Little Red Dots as Globular Clusters in Formation
John Chisholm, Danielle A. Berg, Michael Boylan-Kolchin, Anna de Graaf, Lukas J. Furtak, Vasily Kokorev, Jorryt Matthee, Julian B. Muñoz, Rohan P. Naidu, Andreas A. C. Sander
TL;DR
This work investigates whether Little Red Dots (LRDs), JWST-detected high-redshift compact sources, are globular clusters in formation rather than accreting supermassive black holes. The authors demonstrate that a young stellar cluster can supply the rest-frame UV while a short-lived supermassive star (SMS) can reproduce the rest-frame optical continuum via optically thick winds, aligning with LRD spectra and multiwavelength constraints. They propagate the z~5–7 UV luminosity function through a simple mass-loss-driven evolution to z~0, obtaining a present-day mass function with a high-mass exponential cutoff and a turnover near a few times ten^5 M_sun, consistent with local globular clusters; the inferred total number density is ~0.1–0.3 Mpc^-3, similar to the local GC population.
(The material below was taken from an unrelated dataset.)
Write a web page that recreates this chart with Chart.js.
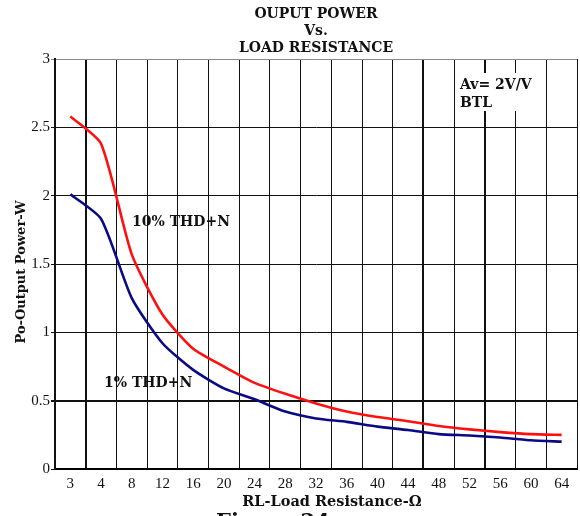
<!DOCTYPE html>
<html lang="en">

<head>
    <meta charset="UTF-8">
    <title>Output Power vs Load Resistance</title>
    <script src="https://cdn.jsdelivr.net/npm/chart.js"></script>
    <style>
        body { margin: 0; background: #fff; }
        .chart-container { position: relative; width: 580px; height: 516px; }
    </style>
</head>

<body>
    <div class="chart-container">
        <canvas id="myChart"></canvas>
    </div>

    <script>
        // load resistance (ohm), one column per value
        const resistance = ['3', '4', '8', '12', '16', '20', '24', '28', '32', '36', '40', '44', '48', '52', '56', '60', '64'];
        // output power (W)
        const thd10 = [2.58, 2.38, 1.57, 1.13, 0.88, 0.75, 0.63, 0.55, 0.48, 0.42, 0.38, 0.35, 0.315, 0.29, 0.27, 0.255, 0.25];
        const thd1 = [2.01, 1.83, 1.25, 0.92, 0.725, 0.59, 0.51, 0.42, 0.37, 0.345, 0.31, 0.285, 0.255, 0.245, 0.23, 0.21, 0.20];
        const powerTicks = [0, 0.5, 1, 1.5, 2, 2.5, 3];

        const boldSerif = '"DejaVu Serif", serif';

        // labels drawn inside the plot + axis names + caption
        const notes = {
            id: 'notes',
            afterDraw(chart) {
                const ctx = chart.ctx;
                ctx.save();
                ctx.fillStyle = '#fff';
                ctx.fillRect(458, 73, 86, 38);

                ctx.fillStyle = '#111';
                ctx.textBaseline = 'middle';
                ctx.textAlign = 'left';
                ctx.font = 'bold 14px ' + boldSerif;
                ctx.fillText('Av= 2V/V', 460, 85);
                ctx.fillText('BTL', 460, 103);
                ctx.fillText('10% THD+N', 132, 222);
                ctx.fillText('1% THD+N', 104, 383);

                ctx.textAlign = 'center';
                ctx.font = 'bold 14.5px ' + boldSerif;
                ctx.fillText('RL-Load Resistance-Ω', 332, 502);

                ctx.save();
                ctx.translate(22, 272);
                ctx.rotate(-Math.PI / 2);
                ctx.font = 'bold 13px ' + boldSerif;
                ctx.fillText('Po-Output Power-W', 0, 0);
                ctx.restore();

                // figure caption, cut by the bottom edge
                ctx.textAlign = 'left';
                ctx.textBaseline = 'alphabetic';
                ctx.font = 'bold 21px ' + boldSerif;
                ctx.fillText('Figure 24', 216, 528);
                ctx.restore();
            }
        };

        const thickX = [1, 12, 14];

        const ctx = document.getElementById('myChart').getContext('2d');
        new Chart(ctx, {
            type: 'line',
            data: {
                labels: resistance,
                datasets: [
                    {
                        label: '10% THD+N',
                        data: thd10,
                        borderColor: '#ff1010',
                        borderWidth: 2.6,
                        pointRadius: 0,
                        tension: 0.2
                    },
                    {
                        label: '1% THD+N',
                        data: thd1,
                        borderColor: '#0a0a84',
                        borderWidth: 2.6,
                        pointRadius: 0,
                        tension: 0.2
                    }
                ]
            },
            options: {
                responsive: true,
                maintainAspectRatio: false,
                animation: false,
                layout: { padding: { left: 0, right: 3, top: 0, bottom: 0 } },
                plugins: {
                    legend: { display: false },
                    tooltip: { enabled: false },
                    title: {
                        display: true,
                        fullSize: false,
                        text: ['OUPUT POWER', 'Vs.', 'LOAD RESISTANCE'],
                        color: '#111',
                        font: { family: boldSerif, size: 14, weight: 'bold', lineHeight: 1.2 },
                        padding: { top: 6, bottom: 2.6 }
                    }
                },
                scales: {
                    x: {
                        type: 'category',
                        offset: true,
                        grid: {
                            offset: true,
                            drawTicks: false,
                            color: (c) => c.index === resistance.length ? '#8a8a8a' : '#111',
                            lineWidth: (c) => thickX.includes(c.index) ? 2 : 1
                        },
                        border: { color: '#000', width: 2 },
                        ticks: {
                            autoSkip: false,
                            maxRotation: 0,
                            padding: 6,
                            color: '#111',
                            font: { family: '"Liberation Serif", serif', size: 15 }
                        },
                        afterFit: (scale) => { scale.height = 47; }
                    },
                    y: {
                        min: powerTicks[0],
                        max: powerTicks[powerTicks.length - 1],
                        afterBuildTicks: (scale) => {
                            scale.ticks = powerTicks.map(v => ({ value: v }));
                        },
                        grid: {
                            drawTicks: true,
                            tickLength: 4,
                            color: (c) => c.index === powerTicks.length - 1 ? '#8a8a8a' : '#111',
                            lineWidth: (c) => c.index === 1 ? 2 : 1
                        },
                        border: { color: '#111', width: 2 },
                        ticks: {
                            padding: 1,
                            color: '#111',
                            font: { family: '"Liberation Serif", serif', size: 15 },
                            callback: (v) => String(v)
                        },
                        afterFit: (scale) => { scale.width = 55; }
                    }
                }
            },
            plugins: [notes]
        });
    </script>
</body>

</html>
The model makes testable predictions for chemical abundance patterns, including He and N enhancements and Na-O and Al-Mg anti-correlations, and discusses the potential presence of IMBH remnants; these predictions offer a pathway to connect distant LRDs with local GC physics and extreme early-Universe stellar processes.
Abstract
Little Red Dots (LRDs), among the most enigmatic high-redshift discoveries by JWST, are commonly believed to be powered by accreting supermassive black holes. Here, we explore the possibility that these sources are globular clusters in formation, with rest-frame UV arising from a very young stellar population and rest-frame optical from a short-lived supermassive ($>10^4$ M$_\odot$) star. The spectral profiles of LRDs are broadly consistent with this scenario, though the observed temperatures and bolometric luminosities favor emission reprocessed by optically thick, continuum-driven winds not fully captured by current models. The LRD $z\sim5-7$ UV luminosity function naturally evolves, under standard evolutionary and mass-loss prescriptions, into a present-day mass function with a turnover at $\log_{10}(M_\ast$/$M_\odot)=5.3$ and an exponential cutoff at high masses, consistent with local globular-cluster populations. We estimate the total present-day number density of LRDs formed across all redshifts to be $\approx0.3$ Mpc$^{-3}$, similar to local globular clusters. The observed LRD redshift range matches the age distribution of metal-poor globular clusters, without current LRD counterparts to the metal-rich population. If LRDs are globular clusters in formation, we predict chemical abundance patterns characteristic of multiple stellar populations, including enhanced He and N, and potential Na-O and Al-Mg anti-correlations. These results offer a local perspective to explore this surprisingly abundant population of distant sources, and a potential new window into extreme stellar astrophysics in the early Universe.